Records provided:
————————

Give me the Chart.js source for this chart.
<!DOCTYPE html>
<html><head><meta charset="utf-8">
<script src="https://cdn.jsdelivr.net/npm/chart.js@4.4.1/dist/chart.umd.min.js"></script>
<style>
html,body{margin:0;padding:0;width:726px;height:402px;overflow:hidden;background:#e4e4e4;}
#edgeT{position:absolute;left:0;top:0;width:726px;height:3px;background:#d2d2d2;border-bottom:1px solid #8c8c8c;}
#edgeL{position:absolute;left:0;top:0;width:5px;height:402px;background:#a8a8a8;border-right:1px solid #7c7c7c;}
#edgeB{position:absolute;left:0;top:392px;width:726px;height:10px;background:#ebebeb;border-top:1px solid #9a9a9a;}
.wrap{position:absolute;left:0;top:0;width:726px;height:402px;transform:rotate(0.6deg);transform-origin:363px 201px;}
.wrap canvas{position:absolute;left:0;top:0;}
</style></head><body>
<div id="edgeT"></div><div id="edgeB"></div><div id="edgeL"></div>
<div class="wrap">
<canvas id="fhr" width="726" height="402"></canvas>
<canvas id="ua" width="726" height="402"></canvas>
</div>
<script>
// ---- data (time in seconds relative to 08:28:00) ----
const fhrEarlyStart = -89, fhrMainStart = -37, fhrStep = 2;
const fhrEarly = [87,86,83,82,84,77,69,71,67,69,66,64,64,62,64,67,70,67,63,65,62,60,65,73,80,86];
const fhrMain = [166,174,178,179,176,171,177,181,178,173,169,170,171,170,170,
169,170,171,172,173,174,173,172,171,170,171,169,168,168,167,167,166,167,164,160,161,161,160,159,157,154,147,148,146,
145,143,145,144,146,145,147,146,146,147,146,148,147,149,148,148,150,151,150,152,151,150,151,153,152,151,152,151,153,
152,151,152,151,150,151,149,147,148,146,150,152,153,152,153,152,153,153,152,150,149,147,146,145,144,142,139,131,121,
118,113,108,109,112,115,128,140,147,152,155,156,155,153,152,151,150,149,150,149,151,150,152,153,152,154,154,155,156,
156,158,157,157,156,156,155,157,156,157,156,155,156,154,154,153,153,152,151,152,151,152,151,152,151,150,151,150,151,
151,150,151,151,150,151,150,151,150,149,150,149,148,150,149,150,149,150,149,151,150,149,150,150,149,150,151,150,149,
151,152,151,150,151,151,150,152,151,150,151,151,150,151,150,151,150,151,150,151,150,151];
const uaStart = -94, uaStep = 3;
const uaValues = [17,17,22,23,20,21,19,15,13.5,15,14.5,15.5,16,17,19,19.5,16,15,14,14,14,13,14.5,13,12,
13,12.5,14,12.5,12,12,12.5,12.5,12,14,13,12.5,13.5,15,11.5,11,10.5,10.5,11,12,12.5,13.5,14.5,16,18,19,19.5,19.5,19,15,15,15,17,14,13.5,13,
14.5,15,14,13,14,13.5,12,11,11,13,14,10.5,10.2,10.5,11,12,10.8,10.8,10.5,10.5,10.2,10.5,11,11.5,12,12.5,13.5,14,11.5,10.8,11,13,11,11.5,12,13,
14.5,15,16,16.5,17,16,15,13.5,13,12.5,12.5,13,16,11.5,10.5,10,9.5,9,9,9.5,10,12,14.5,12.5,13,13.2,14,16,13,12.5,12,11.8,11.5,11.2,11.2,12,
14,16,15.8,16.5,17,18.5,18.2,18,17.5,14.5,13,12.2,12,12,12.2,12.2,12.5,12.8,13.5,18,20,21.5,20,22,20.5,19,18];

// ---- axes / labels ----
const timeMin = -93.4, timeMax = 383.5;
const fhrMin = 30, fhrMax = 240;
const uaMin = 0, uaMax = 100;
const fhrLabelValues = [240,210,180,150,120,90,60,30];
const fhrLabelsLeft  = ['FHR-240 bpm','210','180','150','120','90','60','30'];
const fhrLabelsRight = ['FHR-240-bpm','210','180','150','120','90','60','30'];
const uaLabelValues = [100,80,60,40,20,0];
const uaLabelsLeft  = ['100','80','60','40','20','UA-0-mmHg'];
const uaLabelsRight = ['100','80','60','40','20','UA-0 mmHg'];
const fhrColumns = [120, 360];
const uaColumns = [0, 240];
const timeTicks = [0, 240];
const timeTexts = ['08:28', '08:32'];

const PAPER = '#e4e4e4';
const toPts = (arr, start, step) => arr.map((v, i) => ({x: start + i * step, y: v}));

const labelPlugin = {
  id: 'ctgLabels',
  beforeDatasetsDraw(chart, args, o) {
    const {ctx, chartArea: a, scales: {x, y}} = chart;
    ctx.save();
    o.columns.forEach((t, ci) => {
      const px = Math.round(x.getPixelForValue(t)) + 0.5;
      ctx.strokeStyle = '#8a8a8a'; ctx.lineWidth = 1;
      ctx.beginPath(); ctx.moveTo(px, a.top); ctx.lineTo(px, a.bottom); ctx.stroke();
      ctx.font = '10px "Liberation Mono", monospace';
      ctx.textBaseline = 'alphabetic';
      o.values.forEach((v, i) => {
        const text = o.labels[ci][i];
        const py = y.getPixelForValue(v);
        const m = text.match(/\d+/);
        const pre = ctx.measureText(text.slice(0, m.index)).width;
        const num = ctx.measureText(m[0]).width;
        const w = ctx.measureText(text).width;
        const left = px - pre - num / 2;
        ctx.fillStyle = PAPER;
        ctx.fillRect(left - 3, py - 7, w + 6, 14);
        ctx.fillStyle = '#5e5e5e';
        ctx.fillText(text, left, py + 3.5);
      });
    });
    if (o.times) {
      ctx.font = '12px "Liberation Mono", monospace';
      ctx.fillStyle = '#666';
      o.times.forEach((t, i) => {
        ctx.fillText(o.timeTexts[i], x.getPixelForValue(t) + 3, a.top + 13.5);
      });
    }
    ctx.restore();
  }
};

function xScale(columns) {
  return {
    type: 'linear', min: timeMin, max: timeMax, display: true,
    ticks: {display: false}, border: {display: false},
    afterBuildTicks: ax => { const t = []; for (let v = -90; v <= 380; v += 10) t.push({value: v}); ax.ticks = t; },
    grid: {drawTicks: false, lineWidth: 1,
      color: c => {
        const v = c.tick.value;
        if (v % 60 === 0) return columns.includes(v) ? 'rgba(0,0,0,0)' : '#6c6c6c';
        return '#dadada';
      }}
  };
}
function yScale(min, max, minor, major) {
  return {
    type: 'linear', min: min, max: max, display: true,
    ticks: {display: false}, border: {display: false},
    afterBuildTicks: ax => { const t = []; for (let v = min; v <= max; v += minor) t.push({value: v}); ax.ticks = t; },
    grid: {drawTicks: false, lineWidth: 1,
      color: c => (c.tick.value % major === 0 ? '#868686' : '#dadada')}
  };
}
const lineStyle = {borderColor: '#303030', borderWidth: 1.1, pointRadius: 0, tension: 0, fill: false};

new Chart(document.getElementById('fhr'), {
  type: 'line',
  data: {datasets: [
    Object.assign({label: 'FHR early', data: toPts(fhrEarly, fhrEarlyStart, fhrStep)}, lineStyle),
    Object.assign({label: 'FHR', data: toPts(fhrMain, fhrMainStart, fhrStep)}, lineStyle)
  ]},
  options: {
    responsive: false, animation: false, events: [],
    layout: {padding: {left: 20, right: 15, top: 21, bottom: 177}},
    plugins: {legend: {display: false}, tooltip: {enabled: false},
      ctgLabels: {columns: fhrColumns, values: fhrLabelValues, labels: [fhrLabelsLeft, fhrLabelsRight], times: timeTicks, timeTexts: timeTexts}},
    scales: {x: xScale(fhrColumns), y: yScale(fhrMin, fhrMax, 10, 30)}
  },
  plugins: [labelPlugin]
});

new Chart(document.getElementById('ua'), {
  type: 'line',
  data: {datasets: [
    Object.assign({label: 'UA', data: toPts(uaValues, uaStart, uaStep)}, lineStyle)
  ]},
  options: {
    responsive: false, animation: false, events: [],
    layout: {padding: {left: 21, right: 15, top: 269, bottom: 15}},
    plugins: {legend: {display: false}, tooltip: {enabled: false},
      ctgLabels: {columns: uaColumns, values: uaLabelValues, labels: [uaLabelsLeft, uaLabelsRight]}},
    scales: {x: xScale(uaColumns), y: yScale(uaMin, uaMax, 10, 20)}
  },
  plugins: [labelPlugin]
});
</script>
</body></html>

————————

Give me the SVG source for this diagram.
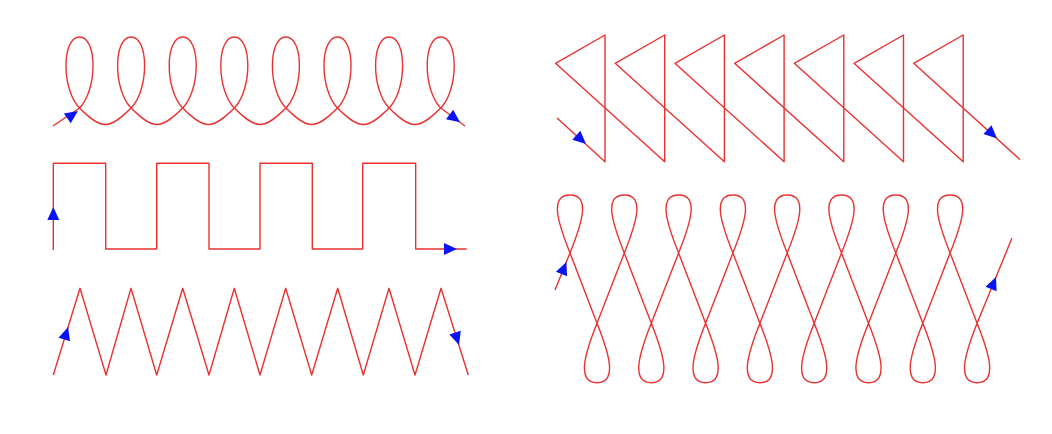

————————

Set exercise:
Show the lines of the data that hold the word "Give".

The result:
Give me the Chart.js source for this chart.
Give me the SVG source for this diagram.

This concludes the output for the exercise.